A era da opinião sem informação
O estrago mental gerado pelas redes sociais é proporcionalmente inverso ao senso de responsabilidade das pessoas ao emitirem sua opinião sem ao menos se informarem antes. A evolução do Homo Sapiens foi interrompida, somos agora Homo Fácil.
Nem bem o fato foi noticiado e uma legião de usuários das redes sociais sai abrupta e impulsivamente despejando sua opinião rasa, julgando procedimentos, condenando pessoas, desejando “justiças”, destilando ódio, proferindo sentenças e exalando o que de pior um ser humano é capaz do alto da sua ignorância ativa. Assim tem sido os dias nas timelines próprias e alheias, sem dar espaço para a informação correta e completa, para a empatia ou para o exercício da tolerância.

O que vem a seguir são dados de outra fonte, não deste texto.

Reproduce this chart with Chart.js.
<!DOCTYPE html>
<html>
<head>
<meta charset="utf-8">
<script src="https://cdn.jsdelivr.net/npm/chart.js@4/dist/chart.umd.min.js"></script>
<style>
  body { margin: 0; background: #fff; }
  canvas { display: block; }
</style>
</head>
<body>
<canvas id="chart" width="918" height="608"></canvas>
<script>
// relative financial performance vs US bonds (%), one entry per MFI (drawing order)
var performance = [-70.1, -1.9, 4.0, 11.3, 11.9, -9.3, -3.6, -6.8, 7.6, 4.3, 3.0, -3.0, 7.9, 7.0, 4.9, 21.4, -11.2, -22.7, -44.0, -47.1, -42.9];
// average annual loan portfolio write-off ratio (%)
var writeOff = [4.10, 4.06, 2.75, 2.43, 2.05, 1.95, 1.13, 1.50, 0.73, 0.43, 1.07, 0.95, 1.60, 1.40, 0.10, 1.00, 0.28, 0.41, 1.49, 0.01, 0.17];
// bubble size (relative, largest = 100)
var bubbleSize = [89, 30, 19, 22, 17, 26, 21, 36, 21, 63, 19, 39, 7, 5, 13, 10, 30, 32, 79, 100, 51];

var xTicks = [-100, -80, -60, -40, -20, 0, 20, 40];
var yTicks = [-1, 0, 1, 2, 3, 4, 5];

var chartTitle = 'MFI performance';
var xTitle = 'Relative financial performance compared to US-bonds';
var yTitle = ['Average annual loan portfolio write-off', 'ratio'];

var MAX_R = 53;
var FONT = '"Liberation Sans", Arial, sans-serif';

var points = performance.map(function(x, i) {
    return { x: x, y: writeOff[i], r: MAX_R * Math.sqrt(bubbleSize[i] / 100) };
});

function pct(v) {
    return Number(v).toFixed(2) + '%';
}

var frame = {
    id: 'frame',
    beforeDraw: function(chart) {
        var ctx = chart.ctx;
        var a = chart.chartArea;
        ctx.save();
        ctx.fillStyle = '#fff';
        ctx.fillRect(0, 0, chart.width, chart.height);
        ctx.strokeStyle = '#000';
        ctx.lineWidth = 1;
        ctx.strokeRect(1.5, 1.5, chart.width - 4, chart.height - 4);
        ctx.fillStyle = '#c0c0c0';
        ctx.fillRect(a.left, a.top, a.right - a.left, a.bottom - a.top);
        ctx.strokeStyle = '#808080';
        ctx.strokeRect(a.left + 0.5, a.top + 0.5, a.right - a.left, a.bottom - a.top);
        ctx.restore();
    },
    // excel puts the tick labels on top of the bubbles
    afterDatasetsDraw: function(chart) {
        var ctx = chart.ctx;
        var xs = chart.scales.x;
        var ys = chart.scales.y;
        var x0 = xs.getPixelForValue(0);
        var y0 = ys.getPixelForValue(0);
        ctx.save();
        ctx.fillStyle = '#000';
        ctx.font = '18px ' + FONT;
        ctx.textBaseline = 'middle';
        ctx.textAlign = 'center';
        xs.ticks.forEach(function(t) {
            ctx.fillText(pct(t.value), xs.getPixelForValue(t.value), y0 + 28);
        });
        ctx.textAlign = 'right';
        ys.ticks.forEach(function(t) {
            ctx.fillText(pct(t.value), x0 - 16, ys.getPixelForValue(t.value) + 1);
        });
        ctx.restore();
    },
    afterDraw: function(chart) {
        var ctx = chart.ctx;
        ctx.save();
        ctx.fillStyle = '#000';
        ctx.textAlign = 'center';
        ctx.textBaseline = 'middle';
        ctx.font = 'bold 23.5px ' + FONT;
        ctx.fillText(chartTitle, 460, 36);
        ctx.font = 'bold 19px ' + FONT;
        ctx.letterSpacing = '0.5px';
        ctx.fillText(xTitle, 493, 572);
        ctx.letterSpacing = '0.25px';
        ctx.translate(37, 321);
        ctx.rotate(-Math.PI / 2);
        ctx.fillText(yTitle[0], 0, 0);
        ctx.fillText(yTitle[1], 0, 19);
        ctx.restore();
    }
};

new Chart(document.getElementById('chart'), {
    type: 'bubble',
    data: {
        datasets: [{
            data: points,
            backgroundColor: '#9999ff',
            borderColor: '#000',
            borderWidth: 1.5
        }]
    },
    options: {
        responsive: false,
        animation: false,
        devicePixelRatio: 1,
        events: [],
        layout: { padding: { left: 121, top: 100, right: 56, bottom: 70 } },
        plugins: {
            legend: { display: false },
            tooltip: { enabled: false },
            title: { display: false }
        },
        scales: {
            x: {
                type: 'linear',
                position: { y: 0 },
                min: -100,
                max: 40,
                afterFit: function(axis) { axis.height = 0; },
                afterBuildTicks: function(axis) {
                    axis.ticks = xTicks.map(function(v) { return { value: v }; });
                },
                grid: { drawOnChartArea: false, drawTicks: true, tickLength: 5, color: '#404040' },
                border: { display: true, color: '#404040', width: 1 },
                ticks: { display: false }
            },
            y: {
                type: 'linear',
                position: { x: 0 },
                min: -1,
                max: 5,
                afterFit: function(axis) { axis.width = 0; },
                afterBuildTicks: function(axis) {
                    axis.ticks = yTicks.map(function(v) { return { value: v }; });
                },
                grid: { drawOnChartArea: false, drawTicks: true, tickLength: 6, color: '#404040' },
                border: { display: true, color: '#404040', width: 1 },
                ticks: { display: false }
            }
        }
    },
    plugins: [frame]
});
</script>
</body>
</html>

Até aí nenhuma novidade, muito embora a cada novo episódio a gente continue se surpreendendo com o nível baixo e o rumo decadente que a coisa toda tomou. A pergunta é como chegamos a esse ponto? Talvez descobrindo onde erramos possamos, quem sabe, dar alguns passos atrás e tentar retomar o projeto de evolução relatado por Darwin (opa, mas até essa teoria já foi questionada também!). E é exatamente esse o ponto. Estamos dando opinião, sem antes dar chance à informação, quiçá ao conhecimento. Para esse comportamento já existe até uma nova denominação que começa a ser utilizada por estudiosos e observadores do comportamento social. Sai de cena o Homo Sapiens e entra o “Homo Fácil”, como tem usado apropriadamente o psicanalista e colunista da Folha de São Paulo, Contardo Calligaris: “Nas mídias sociais, o Homo Fácil se sente em casa: é uma arena de opiniões — pura ideologia, sem espaço nem tempo para fatos, pensamentos, estudo, reflexão ou diálogo”.

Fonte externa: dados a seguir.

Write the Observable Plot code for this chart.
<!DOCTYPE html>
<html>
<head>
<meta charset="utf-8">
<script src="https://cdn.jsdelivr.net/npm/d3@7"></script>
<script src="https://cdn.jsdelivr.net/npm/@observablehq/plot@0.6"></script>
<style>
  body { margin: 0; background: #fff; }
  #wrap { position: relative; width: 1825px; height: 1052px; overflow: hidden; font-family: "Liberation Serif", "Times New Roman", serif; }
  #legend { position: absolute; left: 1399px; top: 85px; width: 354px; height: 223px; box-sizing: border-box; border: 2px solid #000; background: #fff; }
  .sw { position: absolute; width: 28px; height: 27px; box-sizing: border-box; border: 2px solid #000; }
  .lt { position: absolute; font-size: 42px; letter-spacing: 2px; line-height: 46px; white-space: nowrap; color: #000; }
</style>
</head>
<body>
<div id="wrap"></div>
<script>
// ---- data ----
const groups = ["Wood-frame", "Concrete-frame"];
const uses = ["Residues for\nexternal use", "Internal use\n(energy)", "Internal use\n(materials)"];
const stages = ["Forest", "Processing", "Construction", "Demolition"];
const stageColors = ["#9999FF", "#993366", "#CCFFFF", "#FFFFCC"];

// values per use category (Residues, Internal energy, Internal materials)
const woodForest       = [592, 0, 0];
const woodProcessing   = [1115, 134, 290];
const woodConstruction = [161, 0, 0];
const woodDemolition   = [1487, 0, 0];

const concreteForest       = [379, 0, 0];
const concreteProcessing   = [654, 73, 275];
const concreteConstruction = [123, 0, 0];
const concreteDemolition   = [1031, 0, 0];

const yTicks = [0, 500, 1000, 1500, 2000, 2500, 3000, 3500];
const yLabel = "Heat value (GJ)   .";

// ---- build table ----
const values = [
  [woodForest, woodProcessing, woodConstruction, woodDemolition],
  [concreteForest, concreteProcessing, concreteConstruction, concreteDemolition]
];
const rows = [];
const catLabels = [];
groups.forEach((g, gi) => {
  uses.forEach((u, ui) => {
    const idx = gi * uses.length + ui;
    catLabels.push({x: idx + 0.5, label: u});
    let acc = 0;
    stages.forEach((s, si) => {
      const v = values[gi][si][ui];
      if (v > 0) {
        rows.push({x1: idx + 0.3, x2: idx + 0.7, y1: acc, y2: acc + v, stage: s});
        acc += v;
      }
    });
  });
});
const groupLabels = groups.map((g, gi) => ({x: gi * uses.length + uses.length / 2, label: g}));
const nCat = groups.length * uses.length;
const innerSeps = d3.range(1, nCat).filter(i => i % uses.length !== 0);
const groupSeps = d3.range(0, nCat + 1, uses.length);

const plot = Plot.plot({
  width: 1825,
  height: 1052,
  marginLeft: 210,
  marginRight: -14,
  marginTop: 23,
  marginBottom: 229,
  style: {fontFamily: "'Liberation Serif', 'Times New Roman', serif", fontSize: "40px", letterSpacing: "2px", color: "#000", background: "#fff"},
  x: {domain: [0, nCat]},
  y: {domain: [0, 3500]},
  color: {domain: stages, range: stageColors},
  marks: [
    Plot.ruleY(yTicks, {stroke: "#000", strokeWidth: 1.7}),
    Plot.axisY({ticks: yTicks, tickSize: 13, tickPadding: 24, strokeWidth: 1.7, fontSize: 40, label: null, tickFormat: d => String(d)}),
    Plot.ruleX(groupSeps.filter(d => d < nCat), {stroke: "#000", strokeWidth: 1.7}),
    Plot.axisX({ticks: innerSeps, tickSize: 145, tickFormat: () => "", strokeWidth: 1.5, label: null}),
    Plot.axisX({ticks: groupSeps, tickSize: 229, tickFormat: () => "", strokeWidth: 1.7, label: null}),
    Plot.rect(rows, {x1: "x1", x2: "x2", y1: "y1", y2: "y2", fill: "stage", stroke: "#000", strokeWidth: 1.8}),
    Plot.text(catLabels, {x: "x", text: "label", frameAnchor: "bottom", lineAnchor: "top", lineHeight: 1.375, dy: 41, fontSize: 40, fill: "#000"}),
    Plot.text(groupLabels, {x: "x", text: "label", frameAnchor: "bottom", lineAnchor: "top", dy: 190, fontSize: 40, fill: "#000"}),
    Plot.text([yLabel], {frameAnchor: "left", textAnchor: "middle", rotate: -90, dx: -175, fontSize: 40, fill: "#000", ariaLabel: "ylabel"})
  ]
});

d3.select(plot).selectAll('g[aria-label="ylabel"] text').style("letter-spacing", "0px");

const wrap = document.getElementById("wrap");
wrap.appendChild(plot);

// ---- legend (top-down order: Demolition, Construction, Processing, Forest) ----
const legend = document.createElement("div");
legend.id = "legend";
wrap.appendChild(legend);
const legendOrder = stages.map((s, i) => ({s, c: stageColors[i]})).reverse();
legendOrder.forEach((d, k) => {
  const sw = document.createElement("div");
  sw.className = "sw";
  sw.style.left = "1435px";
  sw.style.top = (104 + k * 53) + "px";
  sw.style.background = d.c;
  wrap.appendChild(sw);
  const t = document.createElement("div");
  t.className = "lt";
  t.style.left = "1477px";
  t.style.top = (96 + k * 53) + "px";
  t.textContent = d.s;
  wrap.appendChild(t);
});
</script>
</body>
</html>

Contardo não fica longe do escritor e filósofo italiano Umberto Eco, que em 2015 causou uma reverberação em proporção planetária quando proferiu que “as redes sociais deram voz a uma legião de imbecis”. E não deixa de ser uma triste verdade. Seu colega Luiz Felipe Pondé foi até mais crítico ao explicar porque isso acontece: “a internet torna o ódio seguro, porque não tem um retorno físico contra quem agride. Ela é uma bela cultura de bactérias para as pessoas colocarem suas raivas sem arcar com nada.” Mas é importante ressaltar que as redes sociais apenas fizeram o papel de evidenciar e dar palco para problemas já existentes: a falta de informação, o ódio latente, o excesso de opinião rasa e, ao fim, a descoberta de que a humanidade involuiu. Tentar fugir das redes sociais ou desejar que elas não tivessem sido inventadas é o mesmo procedimento do pai que, ao ver que a filha engravidou do namorado na sua própria sala, joga o sofá fora.

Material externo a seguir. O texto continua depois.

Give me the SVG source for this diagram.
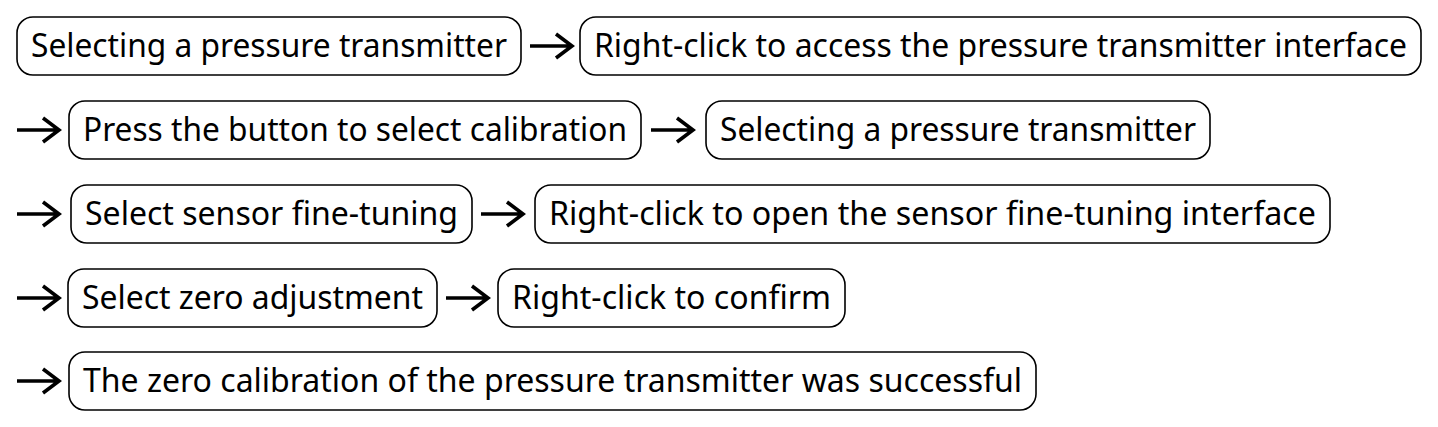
<svg xmlns="http://www.w3.org/2000/svg" width="1438" height="427" viewBox="0 0 1438 427">
<style>
.box{fill:#fff;stroke:#000;stroke-width:1.6}
.t{font-family:"Noto Sans","DejaVu Sans",sans-serif;font-size:33px;fill:#000;text-anchor:middle}
.arr{fill:none;stroke:#000;stroke-width:3.6;stroke-linecap:butt;stroke-linejoin:miter}
</style>
<rect width="1438" height="427" fill="#fff"/>
<g id="n1"><rect class="box" x="17" y="17" width="504" height="58" rx="16"/><text class="t" x="269" y="57" textLength="476" lengthAdjust="spacingAndGlyphs">Selecting a pressure transmitter</text></g>
<g id="n2"><rect class="box" x="580" y="17" width="841" height="58" rx="16"/><text class="t" x="1000.5" y="57" textLength="813" lengthAdjust="spacingAndGlyphs">Right-click to access the pressure transmitter interface</text></g>
<g id="n3"><rect class="box" x="69" y="101" width="572" height="58" rx="16"/><text class="t" x="355" y="141" textLength="544" lengthAdjust="spacingAndGlyphs">Press the button to select calibration</text></g>
<g id="n4"><rect class="box" x="706" y="101" width="504" height="58" rx="16"/><text class="t" x="958" y="141" textLength="476" lengthAdjust="spacingAndGlyphs">Selecting a pressure transmitter</text></g>
<g id="n5"><rect class="box" x="71" y="185" width="401" height="58" rx="16"/><text class="t" x="271.5" y="225" textLength="373" lengthAdjust="spacingAndGlyphs">Select sensor fine-tuning</text></g>
<g id="n6"><rect class="box" x="535" y="185" width="795" height="58" rx="16"/><text class="t" x="932.5" y="225" textLength="767" lengthAdjust="spacingAndGlyphs">Right-click to open the sensor fine-tuning interface</text></g>
<g id="n7"><rect class="box" x="68" y="269" width="369" height="58" rx="16"/><text class="t" x="252.5" y="309" textLength="341" lengthAdjust="spacingAndGlyphs">Select zero adjustment</text></g>
<g id="n8"><rect class="box" x="498" y="269" width="347" height="58" rx="16"/><text class="t" x="671.5" y="309" textLength="319" lengthAdjust="spacingAndGlyphs">Right-click to confirm</text></g>
<g id="n9"><rect class="box" x="69" y="352" width="967" height="58" rx="16"/><text class="t" x="552.5" y="392" textLength="939" lengthAdjust="spacingAndGlyphs">The zero calibration of the pressure transmitter was successful</text></g>
<g id="connectors">
<path class="arr" d="M530 46H572M556 34L572 46L556 58"/>
<path class="arr" d="M17 130H59M43 118L59 130L43 142"/>
<path class="arr" d="M651 130H693M677 118L693 130L677 142"/>
<path class="arr" d="M17 214H59M43 202L59 214L43 226"/>
<path class="arr" d="M481 214H523M507 202L523 214L507 226"/>
<path class="arr" d="M17 298H59M43 286L59 298L43 310"/>
<path class="arr" d="M446 298H488M472 286L488 298L472 310"/>
<path class="arr" d="M17 381H59M43 369L59 381L43 393"/>
</g>
</svg>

O sofá e as redes sociais vão continuar existindo e surgindo. O que precisamos discutir é o uso que estamos dando a eles. E, pior do que isso, o mal que esse uso equivocado está fazendo para a nossa saúde mental. Como diz um grande amigo e também jornalista, Renato Dalto, “é duro ter sensibilidade no reino da demência”. Mais salutar seria pensar que a internet democratizou a informação e que as redes sociais deram poder de mídia ao cidadão. Ninguém precisa mais aceitar passivamente uma informação hermética, antes de produção única e exclusiva de jornais, revistas e telejornais. Hoje qualquer pessoa pode ser um veículo de comunicação. E é nesse ponto – que deveria ser positivo - que voltamos à nossa preocupação inicial: teremos a chance de evoluir quando não mais nos sentirmos obrigados a dar opinião sobre qualquer coisa, principalmente sobre as quais não dominamos o assunto. Viva Glória Pires!